If you encounter an Excel crash that you suspect might be related, preserve the memory dump and any available telemetry. Analyze it for leaked pointer patterns, but be cautious about sharing findings publicly—premature disclosure can aid attackers even more than it helps defenders.

Outlook: What to Watch Next

The most pressing unknown is whether a proof-of-concept exploit will surface before Microsoft releases additional technical details. History suggests that once a researcher or threat intelligence firm publishes a deep-dive, working exploits can appear within hours.

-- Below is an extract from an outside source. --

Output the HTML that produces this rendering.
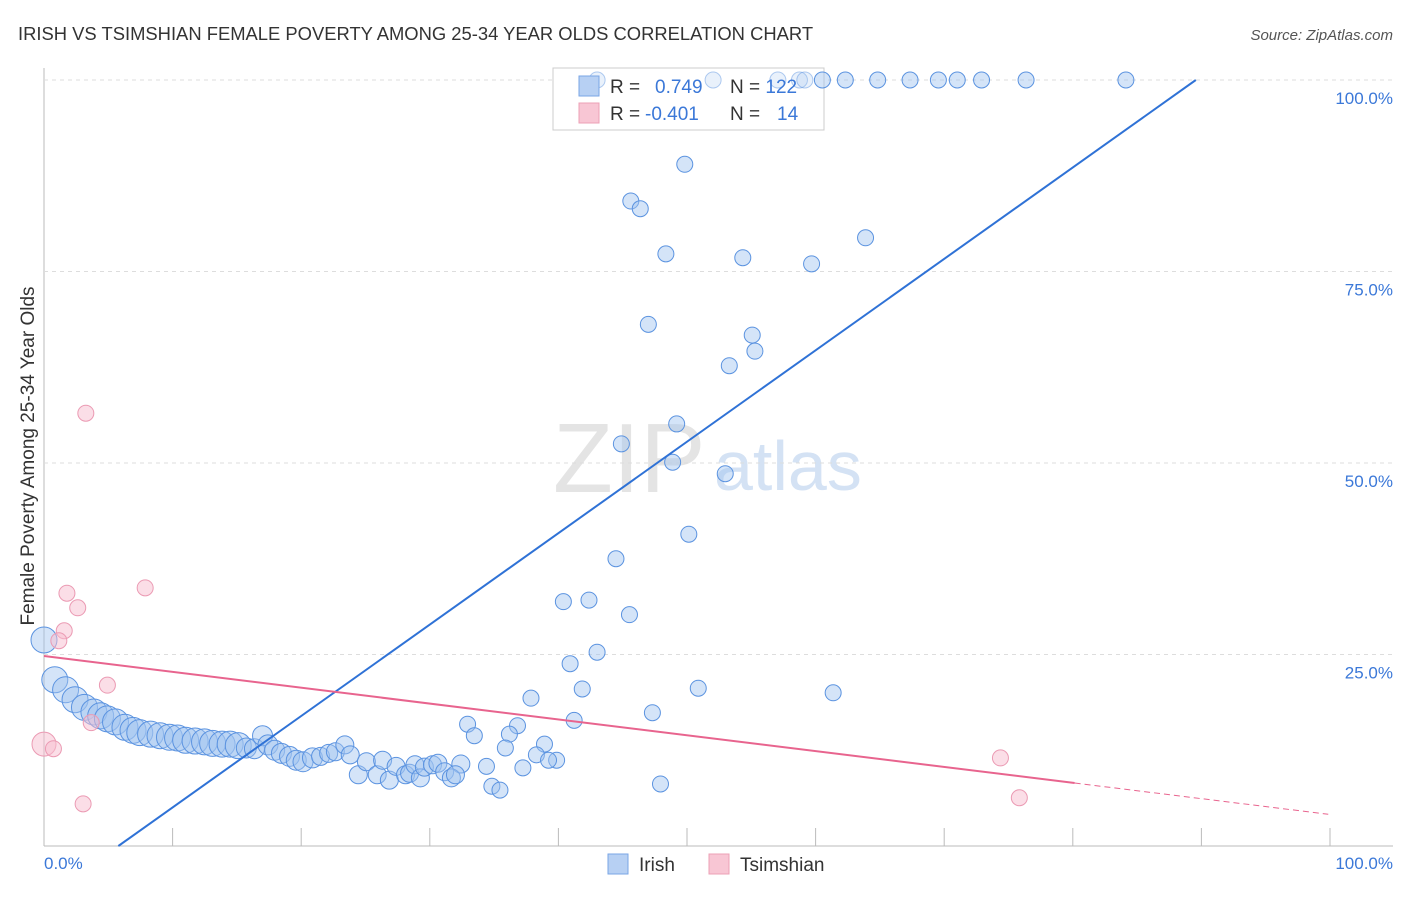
<!DOCTYPE html>
<html><head><meta charset="utf-8"><style>
body{margin:0;background:#fff;font-family:"Liberation Sans",sans-serif}
svg text{font-family:"Liberation Sans",sans-serif}
</style></head><body>
<svg id="chart" width="1406" height="892">
<text x="18" y="40" font-size="18.4" fill="#333">IRISH VS TSIMSHIAN FEMALE POVERTY AMONG 25-34 YEAR OLDS CORRELATION CHART</text>
<text x="1393" y="40" font-size="15" fill="#555" font-style="italic" text-anchor="end">Source: ZipAtlas.com</text>
<text x="553" y="492" font-size="98" fill="#e4e4e4" font-family="Liberation Serif">ZIP</text>
<text x="714" y="490" font-size="70" fill="#d4e2f4">atlas</text>
<g id="grid"></g>
<g>
<rect x="553" y="68" width="271" height="62" fill="#fff" stroke="#ccc"/>
</g>
<g id="pts"></g><g id="lines"></g>
<g>
<rect x="579" y="76" width="20" height="20" fill="#b7d0f3" stroke="#7aa6e6"/>
<rect x="579" y="103" width="20" height="20" fill="#f8c6d4" stroke="#eca0b6"/>
<text x="610" y="93" font-size="19" fill="#333">R = <tspan fill="#3b78d8" x="655">0.749</tspan><tspan x="730">N = </tspan><tspan fill="#3b78d8">122</tspan></text>
<text x="610" y="120" font-size="19" fill="#333">R = <tspan fill="#3b78d8" x="645">-0.401</tspan><tspan x="730">N = </tspan><tspan fill="#3b78d8" x="777">14</tspan></text>
</g>
<text transform="translate(34,456) rotate(-90)" font-size="19" fill="#333" text-anchor="middle">Female Poverty Among 25-34 Year Olds</text>
<text x="44" y="869" font-size="17" fill="#3b78d8">0.0%</text>
<text x="1393" y="869" font-size="17" fill="#3b78d8" text-anchor="end">100.0%</text>
<g>
<rect x="608" y="854" width="20" height="20" fill="#b7d0f3" stroke="#7aa6e6"/>
<text x="639" y="871" font-size="19" fill="#333">Irish</text>
<rect x="709" y="854" width="20" height="20" fill="#f8c6d4" stroke="#eca0b6"/>
<text x="740" y="871" font-size="19" fill="#333">Tsimshian</text>
</g>
</svg>
<script>
const yTicks=[25,50,75,100];
const yTickLabels=["25.0%","50.0%","75.0%","100.0%"];
const irishX=[41.0,49.6,54.4,56.0,56.4,57.7,59.4,61.8,64.2,66.3,67.7,69.5,72.8,80.2,47.5,43.5,44.2,60.9,46.1,51.8,56.9,44.8,52.5,52.7,50.8,46.9,42.8,46.6,50.5,47.8,42.4,40.4,38.5,43.4,41.0,39.0,39.9,48.5,58.5,36.1,45.1,39.3,31.4,35.1,31.9,34.5,34.2,37.1,36.5,38.0,37.4,32.8,30.9,35.5,33.2,33.8,45.7,
0,0.8,1.6,2.3,3.0,3.7,4.2,4.7,5.3,6.0,6.6,7.1,7.9,8.6,9.3,9.9,10.5,11.2,11.9,12.5,13.2,13.8,14.4,15.0,15.6,16.2,16.6,17.1,17.6,18.2,18.7,19.2,19.9,20.5,21.1,21.6,22.3,22.7,23.3,23.9,24.7,25.1,25.6,26.1,26.8,27.1,27.5,27.9,28.2,28.8,29.2,29.7,30.2,30.5];
const irishY=[100,100,100,100,100,100,100,100,100,100,100,100,100,100,89.0,84.2,83.2,79.4,77.3,76.8,76.0,68.1,66.7,64.6,62.7,55.1,52.5,50.1,48.6,40.7,37.5,32.1,31.9,30.2,25.3,23.8,20.5,20.6,20.0,19.3,17.4,16.4,15.9,15.7,14.4,14.6,12.8,13.3,11.9,11.2,11.2,10.4,10.7,10.2,7.8,7.3,8.1,
26.9,21.7,20.4,19.1,18.1,17.5,17.0,16.6,16.2,15.5,15.1,14.8,14.6,14.4,14.2,14.1,13.8,13.7,13.6,13.4,13.3,13.3,13.1,12.8,12.7,14.4,13.2,12.5,12.1,11.7,11.2,11.0,11.5,11.7,12.1,12.3,13.2,11.9,9.3,11.0,9.3,11.2,8.6,10.4,9.3,9.5,10.6,8.9,10.3,10.6,10.8,9.7,8.9,9.3];
const tsimX=[3.1,7.5,1.7,2.5,1.5,1.1,4.7,3.5,0,0.7,2.9,70.9,72.3];
const tsimY=[56.5,33.7,33.0,31.1,28.1,26.8,21.0,16.1,13.3,12.7,5.5,11.5,6.3];
const irishFit=[-6.9,1.252];
const tsimFit=[24.8,-0.217];
const NS='http://www.w3.org/2000/svg';
const X=v=>44+v*13.49, Y=v=>846-v*7.66;
function mk(p,t,a){const e=document.createElementNS(NS,t);for(const k in a)e.setAttribute(k,a[k]);p.appendChild(e);return e;}
const g=document.getElementById('grid');
let e=mk(g,'line',{x1:44,y1:68,x2:44,y2:846,stroke:'#bbb'});


e=mk(g,'line',{x1:44,y1:846,x2:1393,y2:846,stroke:'#bbb'});


for(let i=1;i<=10;i++){const x=44+i*128.6;e=mk(g,'line',{x1:x,y1:828,x2:x,y2:846,stroke:'#bbb'});

}
yTicks.forEach((t,i)=>{e=mk(g,'line',{x1:44,y1:Y(t),x2:1393,y2:Y(t),stroke:'#ddd','stroke-dasharray':'4,4'});


e=mk(g,'text',{x:1393,y:Y(t)+24,'font-size':17,fill:'#3b78d8','text-anchor':'end'});e.textContent=yTickLabels[i];

});
const p=document.getElementById('pts');
const rad=x=>x<15?13:x<20?10:x<31?9:8;
irishX.forEach((x,i)=>{e=mk(p,'circle',{cx:X(x),cy:Y(irishY[i]),r:rad(x),fill:'rgba(160,196,240,0.45)',stroke:'#5b93e0','stroke-width':1,opacity:(irishY[i]===100&&x<57)?0.5:1});

});
tsimX.forEach((x,i)=>{e=mk(p,'circle',{cx:X(x),cy:Y(tsimY[i]),r:(x===0?12:8),fill:'rgba(248,190,208,0.5)',stroke:'#eb9ab3','stroke-width':1});

});
const l=document.getElementById('lines');
const x0=-irishFit[0]/irishFit[1], x1=(100-irishFit[0])/irishFit[1];
e=mk(l,'line',{x1:X(x0),y1:Y(0),x2:X(x1),y2:Y(100),stroke:'#2f72d6','stroke-width':2});


const fy=x=>tsimFit[0]+tsimFit[1]*x;
e=mk(l,'line',{x1:X(0),y1:Y(fy(0)),x2:X(76.4),y2:Y(fy(76.4)),stroke:'#e8648e','stroke-width':2});


e=mk(l,'line',{x1:X(76.4),y1:Y(fy(76.4)),x2:X(95.2),y2:Y(fy(95.2)),stroke:'#e8648e','stroke-width':1,'stroke-dasharray':'6,4'});


</script>
</body></html>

Defenders should monitor Microsoft’s advisory page for CVE-2026-21258, as well as feeds from trusted security sources, for any follow-up disclosure or indicators of in-the-wild exploitation.

In the longer term, expect continued investment by Microsoft in sandboxing and memory-safe rewrites for Office components—but until those efforts reach the ancient parsers that still haunt Excel, Patch Tuesday dramas will remain a fixture of the security calendar. For now, patch, harden, and hunt. The combination is still the strongest defense.